THE FOURTH OF JULY – a few days late


Star Flag

A woman sews a star on a United States flag, 1917

In the post-post modern post colonial west, particularly among its disciples in liberal Europe and even aux Etats Unis [such as Hakim Bey] have been busily propagating the idea that the American Revolution of 1776 represented some kind of an anti-colonialist movement that once having achieved a kind of hegemony over the natives decided it no longer needed the protection of the motherland to secure their power rose up against their former masters cast and them off.

This point of view is of course factually and demonstrably false.

Years after the revolution one New England veteran of the battles of Lexington and Concord spoke very directly to the reasons why he picked up arms against his relatives from Old England. In 1843, Captain Levi Preston was 91 years old. A young scholar, Mellen Chamberlain, was researching the American War for Independence, and he had the occasion to interview Preston. This is the conversation as Chamberlain reported it:

Chamberlain: “Captain Preston, what made you go to the Concord fight?

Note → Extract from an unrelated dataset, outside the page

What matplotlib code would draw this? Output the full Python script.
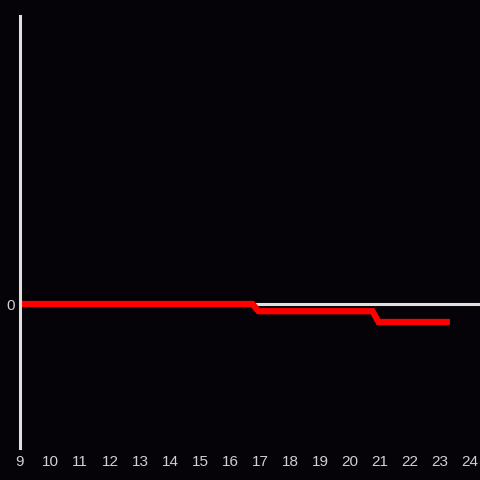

Captain Preston replied: “What did I go for?”

Chamberlain continued: “Were you oppressed by the Stamp Act?”

Captain Preston replied: “I never saw any stamps and I always understood that none were sold.”

Chamberlain: “Well, what about the tea tax?”

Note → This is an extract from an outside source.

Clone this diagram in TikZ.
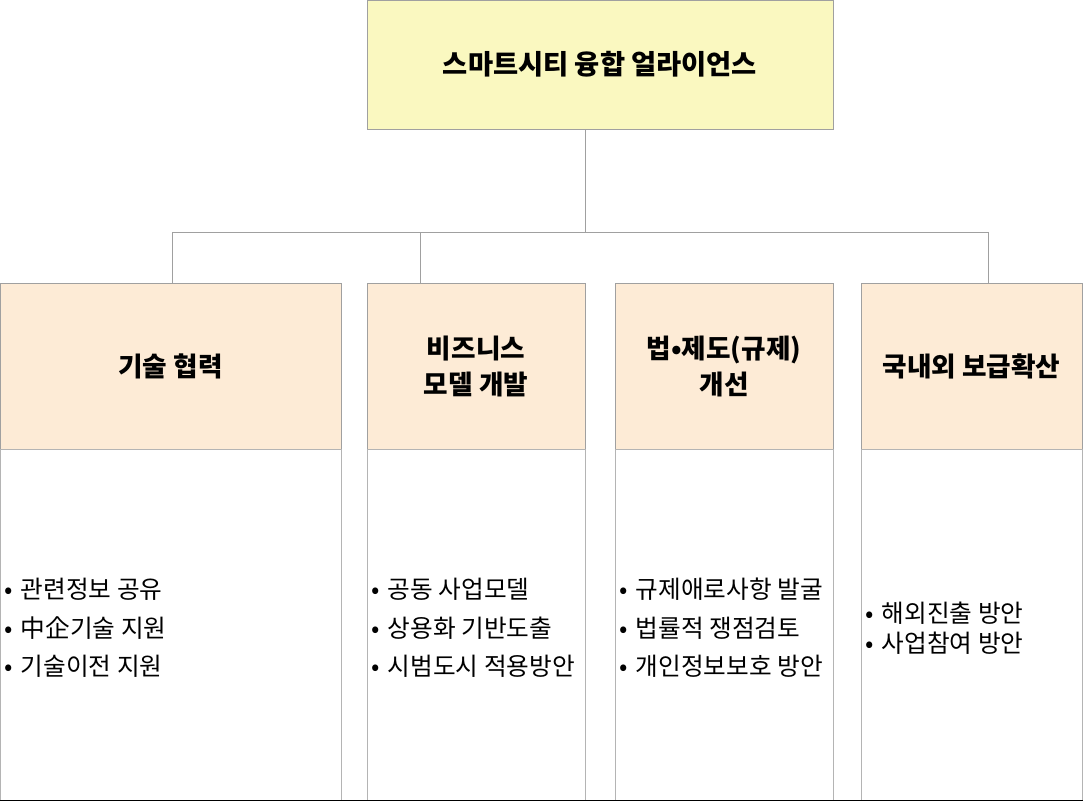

Preston: “Tea tax? I never drank a drop of the stuff. The boys threw it all overboard.”

Chamberlain: “I suppose you had been reading Harrington, Sidney, and Locke about the eternal principle of liberty?”

Captain Preston: “I never heard of these men. The only books we had were the Bible, the Catechism, Watts’ Psalms, and hymns and the almanacs.”

Chamberlain: “Well, then, what was the matter?”

Captain Preston: “Young man, what we meant in going for those Redcoats was this: we always had been free, and we meant to be free always. They didn’t mean we should.”

WE HAD ALWAYS BEEN FREE, AND WE MEANT TO BE FREE ALWAYS

From the moment they stepped of their ships from Europe, long before the issue of their relationship with the continent’s earlier inhabitants was settled, American colonists understood themselves to be, and acted as if they were a free, self governing people. Every colony had its legislature, and every town, village, and settlement had it’s proper governing body. It was the unjust infringement upon liberties that were already secure, but in danger of being lost, that caused Americans to rise up in revolution against their brethren in the old country. From the American perspective it was a civil war rather than a rebellion, Americans had been under the yoke of no one and intended no yoke be placed upon them.

WE HAD ALWAYS BEEN FREE, AND WE MEANT TO BE FREE ALWAYS

The course of American history since 1776 has been the slow, ofttimes difficult and fractious, extension of the franchise of liberty from the enfranchised to the disenfranchised by the petition of the disenfranchised to the ultimate assent of the enfranchised. This has been the case because the natural idea, the ideal that makes America, America, cannot stand an enfranchised and a disenfranchised because we hold these truths to be self evident, that all humans are created equal and are endowed by their creator with certain inalienable rights, among which, are the right to life, liberty, and the pursuit of happiness.

Now, it may be that the enlightenment ideal of natural law is a polite fairytale that we tell each other to keep ourselves free from the tyranny of our neighbors, but it is a necessary fairytale, and it makes us more free than the story that some of us are in fact: more intelligent, stronger, more powerful, richer, better educated than our brethren should be the ruling fairytale of our domain.

This lesson needs to be learned again by every generation. Every generation forgets and every generation learns it anew: how to extend the blessings of liberty from those who are enfranchised to those who are not with less pain, and less bloodshed than the generations who have gone before and at the same times remain inalienably American.